It is very hard to distinguish between all of the voices in our heads. Yet the Silent One has yet to say a word!
As I look back on my life, Vicki has asked this question in many varied situations, “How long is this going to last?”
The hardest times are when we are losing loved ones slowly but surely to incurable diseases. I asked it as my seven-year-old lay dying. I wanted her suffering to end, but that meant I would never see her again.
And my grief came and unpacked its bags and stayed under our roof for decades. And I wondered how long it was going to stay.
When my beloved Bob fell ill, each day I wondered how long it was going to last. And even now I can imagine his footsteps heavy on the kitchen floor.
And so I became a writer and a student of the Way, and now I wonder how long it is going to last.
For words are finite and understanding develops oh, so slowly, in our stubborn and unyielding hearts.
Gurus come and go. We dance with different ones wearing various disguises. We pray to make progress but the question persists, “How long is this going to last?”

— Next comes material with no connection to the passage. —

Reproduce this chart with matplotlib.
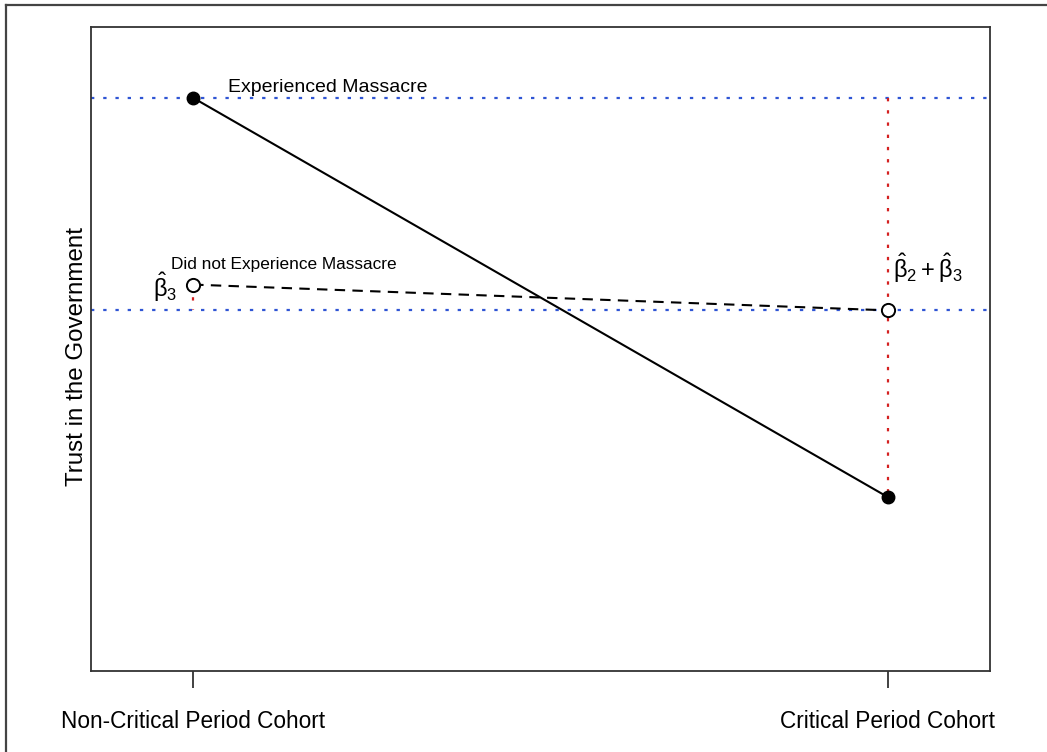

And when Leonard Cohen asked in his final album, “You Want It Darker” I wondered how long my love for him would last. And now I think I know the answer.
It will last as long as we remember that length is not an indicator of anything. And the Silent One still has yet to say a word.
The depths of the soul are filled with questions that go unanswered. I often wonder how I have survived so long this lifetime and not seen through the question.
I have been off-line for over a month now and I wonder how long my silence is going to last and if anyone cares or misses me.
I am emailing my brother and we are reminiscing about our childhood in a little red brick house on Carrington Road. We never asked that question then because we were too busy living in the moment. And it was enough and often too much.
That little girl is still alive and well inside of me and she has never yet asked that question. I turn to her now and find her sweetness is genuine and her love totally pure. There is no time limit on who we really are. The guru has long since gone away. He tiptoed into the shadows when he saw that I had remembered how it is in the Paradise of Love.
There is no end and no beginning to love. My little girl still laughs on my lap and my husband still smiles into my eyes. And I never left that little brick house. Whoever can solve this riddle deserves all the love their heart can hold. The stars, unending in their light, are in us as us. We are made of love and that is going to last forever.
Vicki Woodyard
P.S.
I will return in a month or so.
People care and your voice is missed.
Children ask “How long ’til we get there?”
Older children ask “How long is this going to last?”
We kids miss so much, our lives, maybe most of it.